International career
- Years: Team / Apps / (Points)
- 1986-1995: All Blacks / 32 / (4)

Coaching career
- Years: Team
- 2008-09 2010: Scotland Sale Sharks

= Mike Brewer (rugby union) =

NZ international rugby union player

Michael Robert Brewer (born 6 November 1964) is a New Zealand former rugby union footballer. He played rugby union as flanker or number eight and represented the All Blacks on 32 occasions scoring 1 try and winning 22 and drawing 1 of those games. He played provincial rugby for Otago and Canterbury in New Zealand's south Island.

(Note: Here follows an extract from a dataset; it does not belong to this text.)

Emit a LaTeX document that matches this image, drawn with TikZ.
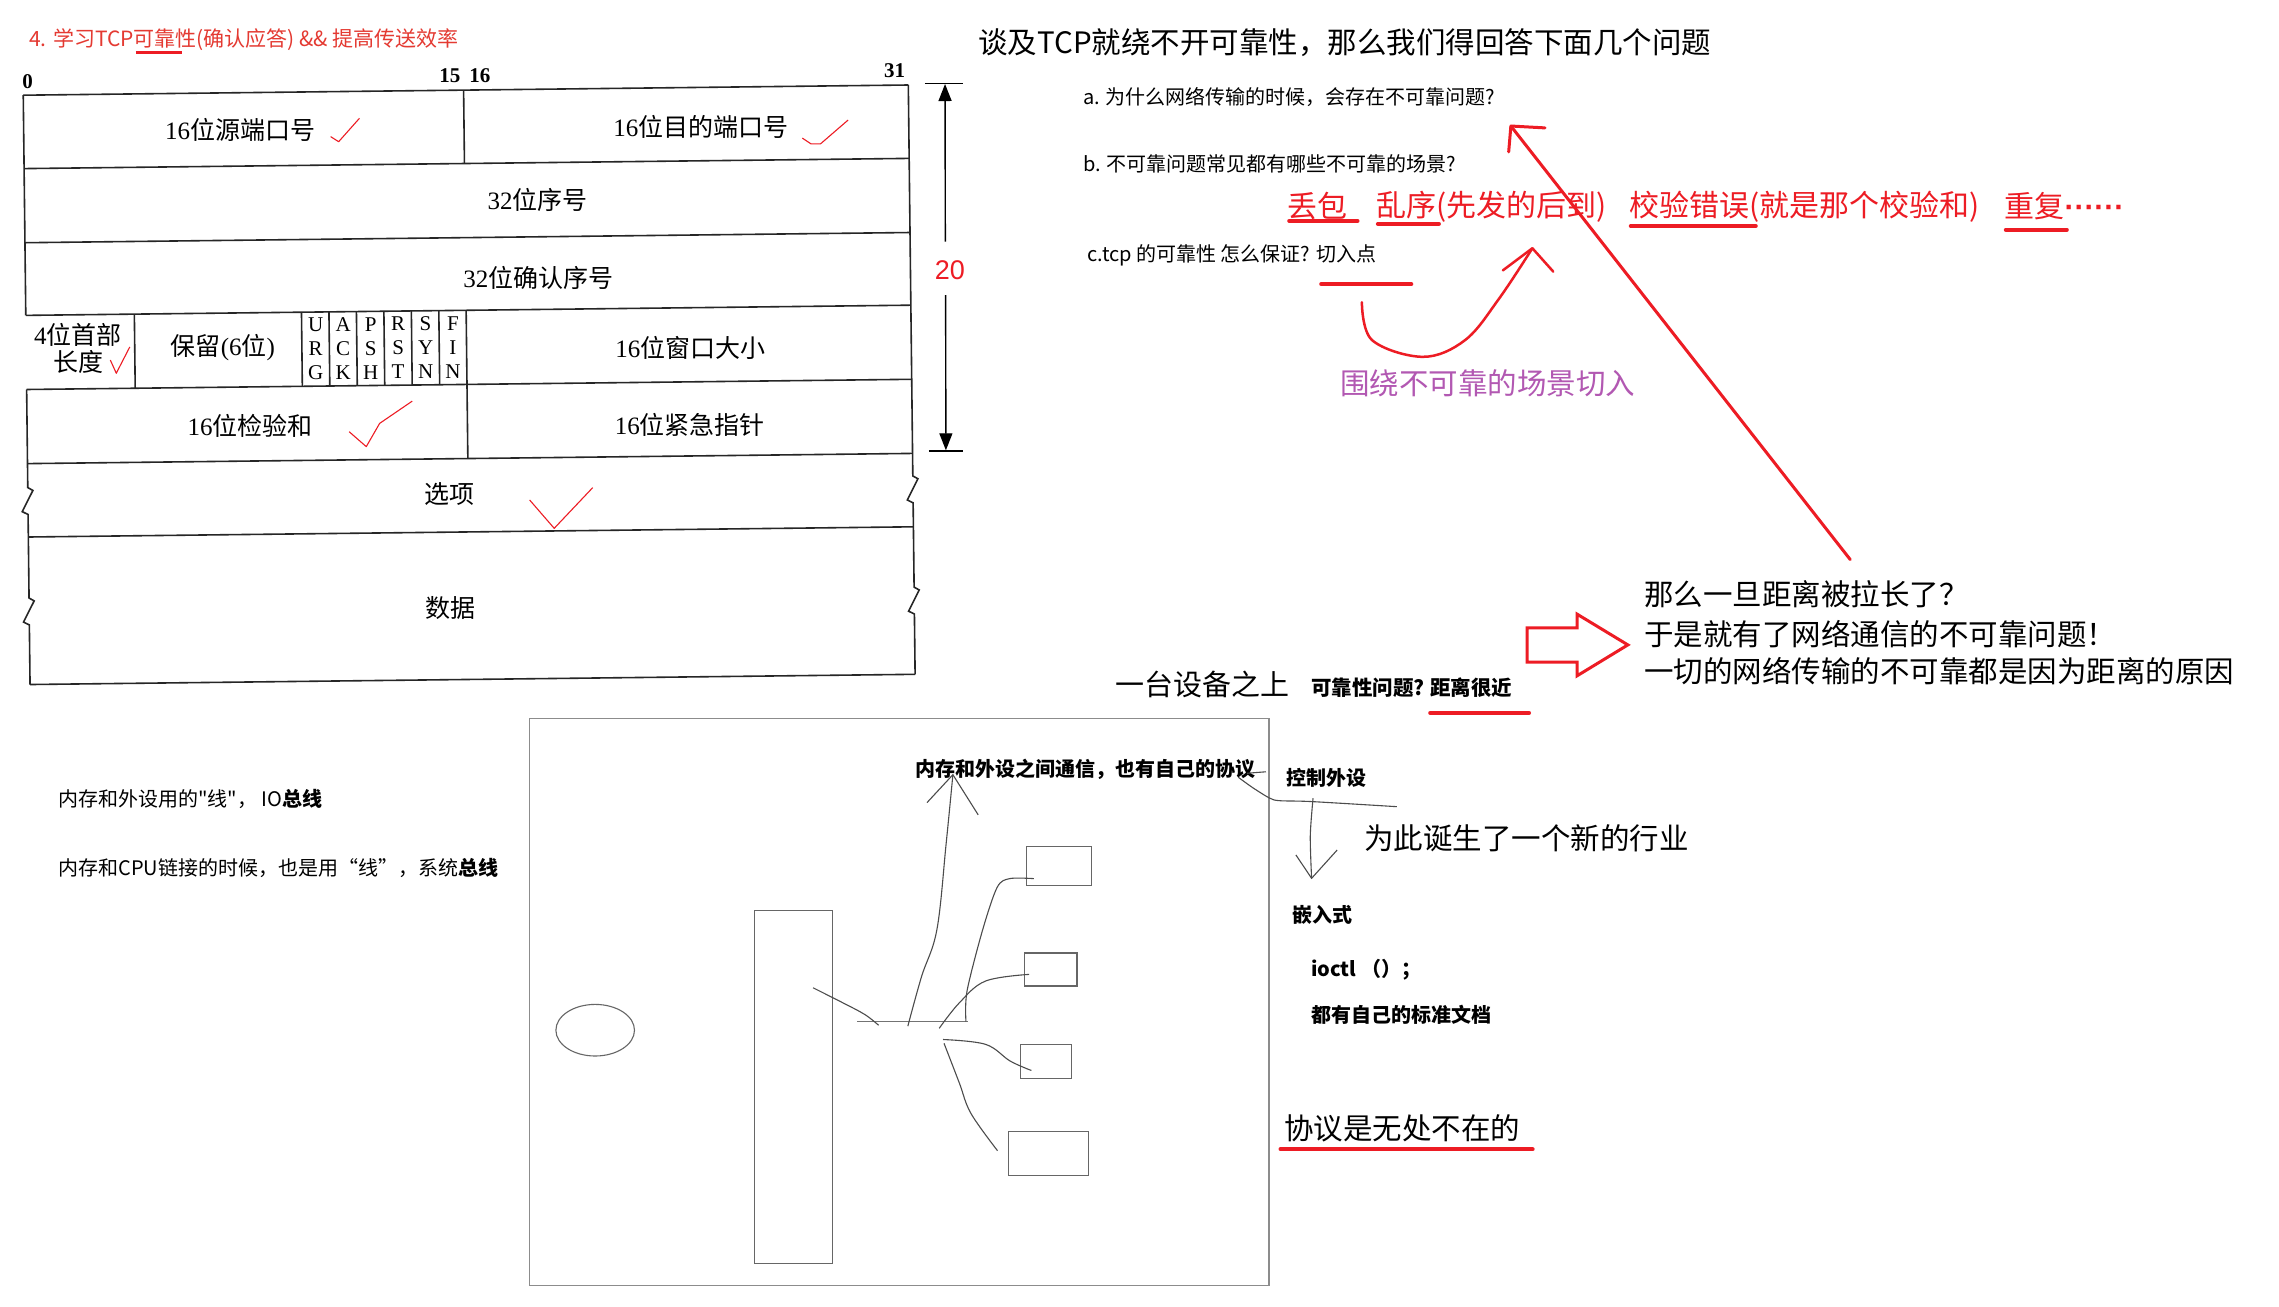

Since his retirement from playing Brewer has become a coach and has coached in Italy and then in Ireland. In August 2008 he signed a contract with the Scottish National Rugby Union team as their forwards coach working, alongside Frank Hadden the head coach. He quit in May 2009, after missing out on the head coach position when Hadden was dropped. Brewer was technical director for the Flying Fijians National Team ahead of their 2009 European Tour.
He became head coach of Guinness Premiership side Sale Sharks in April 2010, taking over from Jason Robinson. Brewer instigated a number of changes including signing more than ten new players and releasing a similar number. In December, he was sacked as Sale had won just three of their first nine matches of the 2010/11 season. However, he had originally agreed a 3-year club plan which was still in its infancy.